The low international oil prices in the recent past are a windfall for the global economy and particularly for importing countries like Kenya. Low oil prices should translate into higher spending and therefore support economic growth. However, the impact on the economy will also depend on the extent of pass-through to firms and households. Higher pass-through manifests in low production costs for goods which in turn has the effect of stimulating supply in sectors for which oil is an input. Ultimately this leads to lower prices for consumer goods and people have more money to spend or invest.
While world oil prices have declined substantially, retail prices have declined much less, a sign of limited pass-through. Incidentally, lower oil prices are also a window of opportunity to undertake taxation reforms as we have recently witnessed with the increase in road maintenance levy by Sh3 per litre of fuel from Sh9 to Sh12. The fuel taxes, although perhaps necessary to fund the exchequers kitty, are an additional barrier to the pass-through benefit to firms and consumers.
The tax and the effect of recent exchange rate depreciation have a direct impact of substantially limiting or altogether muting the positive growth effects of lower global oil prices. However, with the low oil prices expected to persist into the medium term, some residue benefits may positively impact on the local economy in support of the projected growth rates.

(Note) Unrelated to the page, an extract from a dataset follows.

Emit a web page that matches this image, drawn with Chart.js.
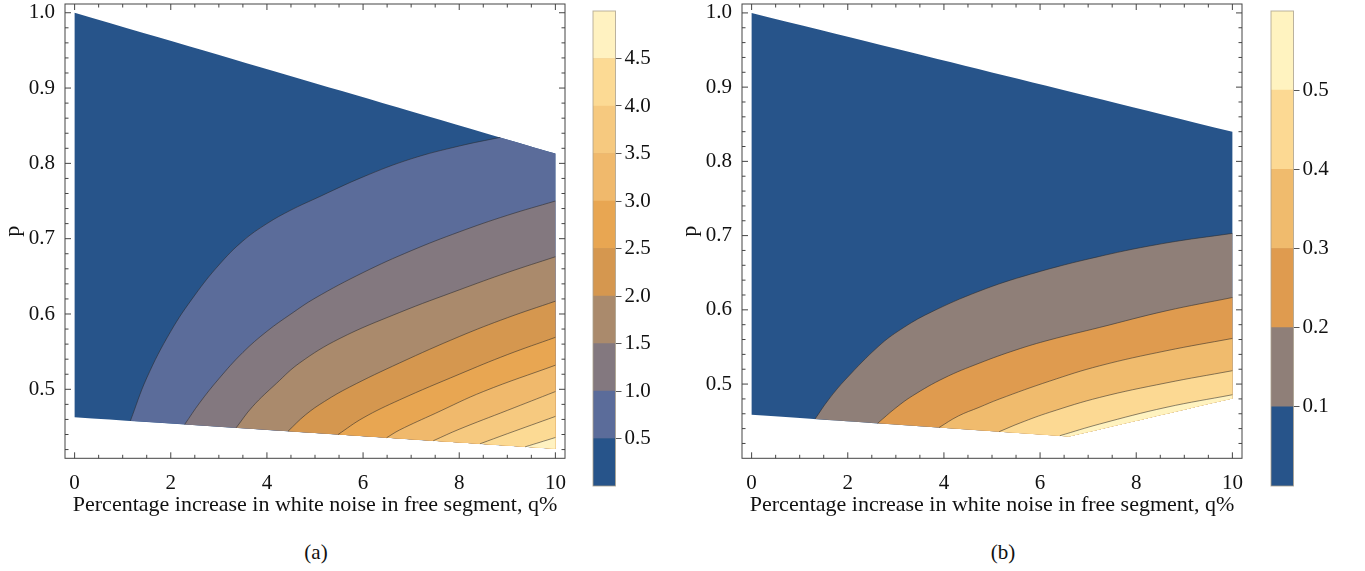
<!DOCTYPE html>
<html>
<head>
<meta charset="utf-8">
<script src="https://cdn.jsdelivr.net/npm/chart.js@4.4.1/dist/chart.umd.min.js"></script>
<style>
  html, body { margin: 0; padding: 0; background: #fff; }
  body { width: 1365px; height: 571px; position: relative; overflow: hidden;
         font-family: "Liberation Serif", "Times New Roman", serif; }
  .box { position: absolute; }
  .cap { position: absolute; top: 540px; width: 60px; text-align: center;
         font-size: 21px; line-height: 24px; color: #111; }
</style>
</head>
<body>
<div class="box" style="left:0px;top:0px;width:580px;height:530px"><canvas id="main-a"></canvas></div>
<div class="box" style="left:585px;top:0px;width:90px;height:500px"><canvas id="bar-a"></canvas></div>
<div class="box" style="left:677px;top:0px;width:580px;height:530px"><canvas id="main-b"></canvas></div>
<div class="box" style="left:1263px;top:0px;width:90px;height:500px"><canvas id="bar-b"></canvas></div>
<div class="cap" style="left:286px">(a)</div>
<div class="cap" style="left:973px">(b)</div>

<script>
// ---- axis ticks ----
const qTicks = [0, 2, 4, 6, 8, 10];
const pTicks = [0.5, 0.6, 0.7, 0.8, 0.9, 1.0];

// ---- panel (a) ----
const levelsA = [0, 0.5, 1.0, 1.5, 2.0, 2.5, 3.0, 3.5, 4.0, 4.5, 5.0];
const colorsA = ["#27548a", "#5b6c9a", "#83787f", "#aa8a6c", "#d5974f",
                 "#e8a652", "#f0b96c", "#f6c97f", "#fcda94", "#fff2c1"];
const barTicksA = [0.5, 1.0, 1.5, 2.0, 2.5, 3.0, 3.5, 4.0, 4.5];

// region where the function is defined: top-left, top-right, bottom-right, bottom-left
const domainA = [[0, 1.0], [10, 0.813], [10, 0.421], [0, 0.463]];

// contour lines [q, p]
const a05 = [[1.16, 0.4581], [1.5, 0.515], [2.0, 0.577], [2.5, 0.625], [3.0, 0.665], [3.5, 0.697],
             [4.0, 0.72], [4.5, 0.738], [5.0, 0.753], [6.0, 0.782], [7.0, 0.806], [8.0, 0.823],
             [8.85, 0.8345]];
const a10 = [[2.29, 0.4534], [2.6, 0.482], [3.0, 0.514], [3.5, 0.549], [4.0, 0.577], [4.5, 0.6],
             [5.0, 0.621], [6.0, 0.655], [7.0, 0.684], [8.0, 0.709], [9.0, 0.731], [10, 0.75]];
const a15 = [[3.36, 0.4489], [3.7, 0.477], [4.2, 0.508], [4.68, 0.535], [5.5, 0.567], [6.76, 0.602],
             [8.0, 0.632], [9.0, 0.655], [10, 0.676]];
const a20 = [[4.44, 0.4444], [4.8, 0.466], [5.2, 0.484], [5.72, 0.503], [6.76, 0.535], [8.0, 0.57],
             [9.0, 0.595], [10, 0.617]];
const a25 = [[5.48, 0.44], [6.0, 0.462], [6.76, 0.486], [8.0, 0.52], [9.0, 0.546], [10, 0.569]];
const a30 = [[6.49, 0.4357], [6.76, 0.446], [7.5, 0.468], [8.5, 0.497], [10, 0.532]];
const a35 = [[7.46, 0.4317], [8.0, 0.447], [9.0, 0.472], [10, 0.497]];
const a40 = [[8.43, 0.4276], [9.0, 0.441], [10, 0.464]];
const a45 = [[9.37, 0.4236], [10, 0.436]];

// ---- panel (b) ----
const levelsB = [0, 0.1, 0.2, 0.3, 0.4, 0.5, 0.6];
const colorsB = ["#27548a", "#8f7f78", "#df9b4f", "#f0bb6d", "#fcd993", "#fff3c0"];
const barTicksB = [0.1, 0.2, 0.3, 0.4, 0.5];

const domainB = [[0, 1.0], [10, 0.84], [10, 0.4807], [6.6, 0.4295], [0, 0.4587]];

const b01 = [[1.32, 0.4529], [1.6, 0.479], [1.96, 0.5067], [2.65, 0.5515], [3.1, 0.5735],
             [3.69, 0.5955], [4.73, 0.625], [5.8, 0.648], [7.24, 0.672], [8.62, 0.69], [10, 0.703]];
const b02 = [[2.62, 0.4471], [3.0, 0.468], [3.35, 0.4843], [4.0, 0.508], [4.73, 0.528],
             [5.5, 0.546], [6.2, 0.5595], [7.24, 0.5763], [8.62, 0.5986], [10, 0.6166]];
const b03 = [[3.9, 0.4415], [4.3, 0.457], [4.73, 0.4686], [5.15, 0.4798], [6.2, 0.504],
             [7.24, 0.5246], [8.62, 0.5448], [10, 0.5615]];
const b04 = [[5.15, 0.4359], [5.6, 0.448], [6.2, 0.462], [7.24, 0.482], [8.62, 0.5015], [10, 0.518]];
const b05 = [[6.41, 0.4304], [7.24, 0.4462], [8.62, 0.4686], [10, 0.4856]];

Chart.defaults.font.family = '"Liberation Serif", "Times New Roman", serif';
Chart.defaults.font.size = 21;
Chart.defaults.color = "#111";

const toXY = pts => pts.map(([x, y]) => ({ x, y }));

// corners are doubled so the smoothing keeps the straight edges straight
const doubled = pts => pts.flatMap(c => [c, c]);

// polygon under one contour: the curve, then the remaining domain corners
function bandShape(curve, corners) {
  return [curve[0], ...curve, curve[curve.length - 1], ...doubled(corners)];
}

const frameTicks = {
  id: "frameTicks",
  afterDraw(chart) {
    const { ctx, chartArea: a, scales: { x, y } } = chart;
    ctx.save();
    ctx.strokeStyle = "#444";
    ctx.lineWidth = 1;
    ctx.strokeRect(a.left, a.top, a.right - a.left, a.bottom - a.top);
    ctx.beginPath();
    for (let i = 0; i <= 20; i++) {
      const px = x.getPixelForValue(i / 2);
      const len = i % 4 === 0 ? 6 : 3.5;
      ctx.moveTo(px, a.bottom); ctx.lineTo(px, a.bottom - len);
      ctx.moveTo(px, a.top); ctx.lineTo(px, a.top + len);
    }
    for (let i = 21; i <= 50; i++) {
      const py = y.getPixelForValue(i / 50);
      const len = i % 5 === 0 ? 6 : 3.5;
      ctx.moveTo(a.left, py); ctx.lineTo(a.left + len, py);
      ctx.moveTo(a.right, py); ctx.lineTo(a.right - len, py);
    }
    ctx.stroke();
    ctx.restore();
  }
};

const barOutline = {
  id: "barOutline",
  afterDraw(chart) {
    const { ctx, chartArea: a } = chart;
    ctx.save();
    ctx.strokeStyle = "rgba(170,160,140,0.8)";
    ctx.lineWidth = 1;
    ctx.strokeRect(a.left, a.top, a.right - a.left, a.bottom - a.top);
    ctx.restore();
  }
};

function contourChart(canvas_id, domain, curves, cornerSets, colors, y_min, y_max) {
  const datasets = [];
  datasets.push({
    data: toXY(doubled(domain)),
    backgroundColor: colors[0],
    order: 100
  });
  curves.forEach((curve, i) => {
    datasets.push({
      data: toXY(bandShape(curve, cornerSets[i])),
      backgroundColor: colors[i + 1],
      order: 99 - i
    });
  });
  datasets.forEach(d => Object.assign(d, {
    fill: "shape", borderColor: "transparent", borderWidth: 0, pointRadius: 0, tension: 0.4
  }));
  curves.forEach(curve => {
    datasets.push({
      data: toXY(curve),
      fill: false,
      borderColor: "rgba(40,40,40,0.6)",
      borderWidth: 0.9,
      pointRadius: 0,
      tension: 0.4,
      order: 0
    });
  });

  new Chart(document.getElementById(canvas_id), {
    type: "line",
    data: { datasets },
    options: {
      responsive: true,
      maintainAspectRatio: false,
      animation: false,
      events: [],
      layout: { padding: { top: 4, right: 15, left: 0, bottom: 0 } },
      plugins: { legend: { display: false }, tooltip: { enabled: false } },
      scales: {
        x: {
          type: "linear",
          min: -0.2,
          max: 10.2,
          afterBuildTicks: s => { s.ticks = qTicks.map(v => ({ value: v })); },
          afterFit: s => { s.height = 71.7; s.paddingLeft = 0; s.paddingRight = 0; },
          ticks: { padding: 5, callback: v => String(v) },
          grid: { display: false },
          border: { display: false },
          title: {
            display: true,
            text: "Percentage increase in white noise in free segment, q%",
            font: { size: 22 },
            padding: { top: 0, bottom: 12 }
          }
        },
        y: {
          type: "linear",
          min: y_min,
          max: y_max,
          afterBuildTicks: s => { s.ticks = pTicks.map(v => ({ value: v })); },
          afterFit: s => { s.width = 65; s.paddingTop = 0; s.paddingBottom = 0; },
          ticks: { padding: 2, callback: v => v.toFixed(1) },
          grid: { display: false },
          border: { display: false },
          title: { display: true, text: "p", font: { size: 22 }, padding: { top: 0, bottom: 0 } }
        }
      }
    },
    plugins: [frameTicks]
  });
}

function colourBar(canvas_id, levels, colors, bar_ticks) {
  new Chart(document.getElementById(canvas_id), {
    type: "bar",
    data: {
      labels: [""],
      datasets: colors.map((c, i) => ({
        data: [[levels[i], levels[i + 1]]],
        backgroundColor: c,
        borderWidth: 0,
        grouped: false,
        barPercentage: 1,
        categoryPercentage: 1
      }))
    },
    options: {
      responsive: true,
      maintainAspectRatio: false,
      animation: false,
      events: [],
      layout: { padding: { top: 11, bottom: 14, left: 8, right: 0 } },
      plugins: { legend: { display: false }, tooltip: { enabled: false } },
      scales: {
        x: { display: false },
        y: {
          position: "right",
          min: levels[0],
          max: levels[levels.length - 1],
          afterBuildTicks: s => { s.ticks = bar_ticks.map(v => ({ value: v })); },
          afterFit: s => { s.width = 59.5; s.paddingTop = 0; s.paddingBottom = 0; },
          ticks: { padding: 3, callback: v => v.toFixed(1) },
          grid: {
            drawOnChartArea: true,
            color: "rgba(80,60,40,0.55)",
            tickColor: "#555",
            tickLength: 6,
            lineWidth: 1
          },
          border: { display: false }
        }
      }
    },
    plugins: [barOutline]
  });
}

// panel (a)
contourChart("main-a", domainA,
  [a05, a10, a15, a20, a25, a30, a35, a40, a45],
  [[domainA[1], domainA[2]], [domainA[2]], [domainA[2]], [domainA[2]], [domainA[2]],
   [domainA[2]], [domainA[2]], [domainA[2]], [domainA[2]]],
  colorsA, 0.4084, 1.0116);
colourBar("bar-a", levelsA, colorsA, barTicksA);

// panel (b)
contourChart("main-b", domainB,
  [b01, b02, b03, b04, b05],
  [[domainB[2], domainB[3]], [domainB[2], domainB[3]], [domainB[2], domainB[3]],
   [domainB[2], domainB[3]], [domainB[2], domainB[3]]],
  colorsB, 0.4, 1.012);
colourBar("bar-b", levelsB, colorsB, barTicksB);
</script>
</body>
</html>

Perhaps of much more concern is the macroeconomic environment. The much anticipated decline in interest rates is now elusive with increase in Central Bank Rate in the attempt to rescue the rapidly declining shilling. Inflation is edging towards the target upper limit of 7.5 per cent and projected to surpass the target. So far the Monetary Policy Committee has increase the Central Bank Rate rate twice in a span of three months from 8.5 per cent to 11.5 per cent, effectively increasing the Kenya Banks’ Reference Rate that is the base lending rate for the banking industry. Despite this measure and the sale of the foreign exchange by the Central Bank, the Kenya shilling decline is not showing any signs of trading below the 100 shilling mark to the dollar, a pointer to fundamental issues in the economy.
Fundamentally, the increasing imports and declining exports stand as the largest threat to the value of the shilling. True, world currencies have declined in the face of a strengthening US economy, but those economies with higher negative trade deficits - difference between imports and exports - are more vulnerable. The shilling has declined by 22 per cent in the past one year alone, trading from 84 to the dollar to the current level of 103. In comparison, the South African Rand has declined by 21 per cent from trading at 10.54 to the dollar this time last year to the current level of 12.80 showing a similar trend to the shilling. This is no consolation though, because unlike Kenya whose trade deficit is rapidly growing, South Africa has a growing trade surplus, exporting more than it imports.
While the overall medium term outlook for the economy remains favourable, risks exits that could as well hinder the achievement of the projected growth rates. Increased production for export remains the largest potential key driver to unlock economic growth as well as job creation so far.